The Joys of Kindergarten
“When you teach kindergarten, you never have to grow up.” I was told this by my cooperating teacher while I was student teaching a couple years ago, and it has stuck with me since. The minds of these five and six-year-olds help me to slow down and take in each day as a Kindergartener. As adults, we get caught up in all our responsibilities and what’s happening on the weeknights and weekends, even worrying about all the things coming in the distant future. I find that I remind myself quite often to take a breath and enjoy the little moments that happen in kindergarten. That little moment might be when my class and I erupt into laughter after purposely singing a song too fast or because I tell them all they need at their desk is a smile on their face. This direction always results in all the kids trying not to smile, which never, ever works.

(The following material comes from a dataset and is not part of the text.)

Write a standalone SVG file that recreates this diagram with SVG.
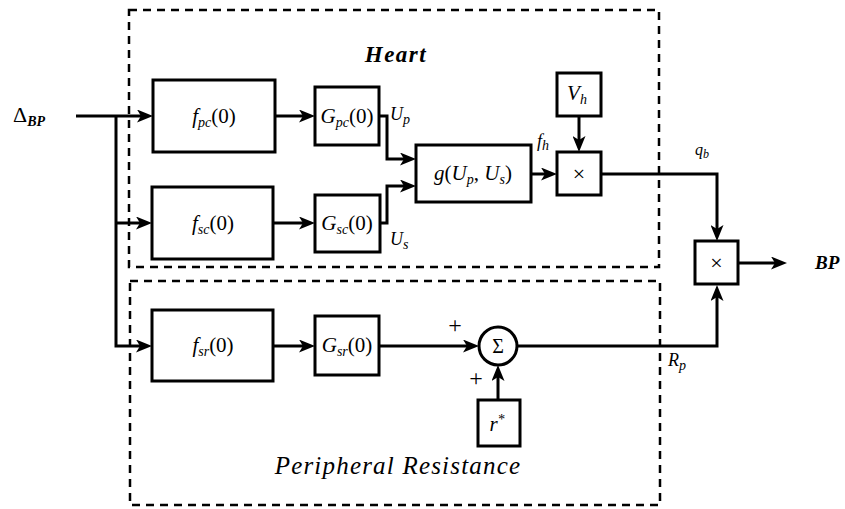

We all end up smiling and giggling, completely beside ourselves. Other times, that moment is when they say “Ms. Fuhrmaaaannnn, you always say that” when I tell them I’m going to read them one of my favorite stories (I tend to say that about
every book we read). These moments help me remember that we really don’t have to grow up or worry about the next thing all the time. We can simply embrace the funny mishaps or the times where we can have a learning moment. A kindergarten mind bounces back and tends to
not dwell on things that don’t work out the “right way.” As we get older, there’s more pressure to get everything right and be perfect. In a sinful world, that’s not only impossible, but very discouraging because we will never reach those expectations. Through the eyes of a
five-year-old, however, our mindset around mistakes and things not going right is “mistakes show us that we’re learning.” We don’t need to be perfect, and the relief that I have seen on kids’ faces after we repeat that motto is unmistakable. If part of growing up is losing that
mindset, my teacher’s quote holds even more weight, and you don’t even have to teach kindergarten. Never grow out of the child-like wonderment over learning, the quick forgiveness after making simple mistakes, or the ability to be able to slow down and enjoy the small things. I get to learn and grow alongside my kindergarteners every day, and I wouldn’t have it any other way.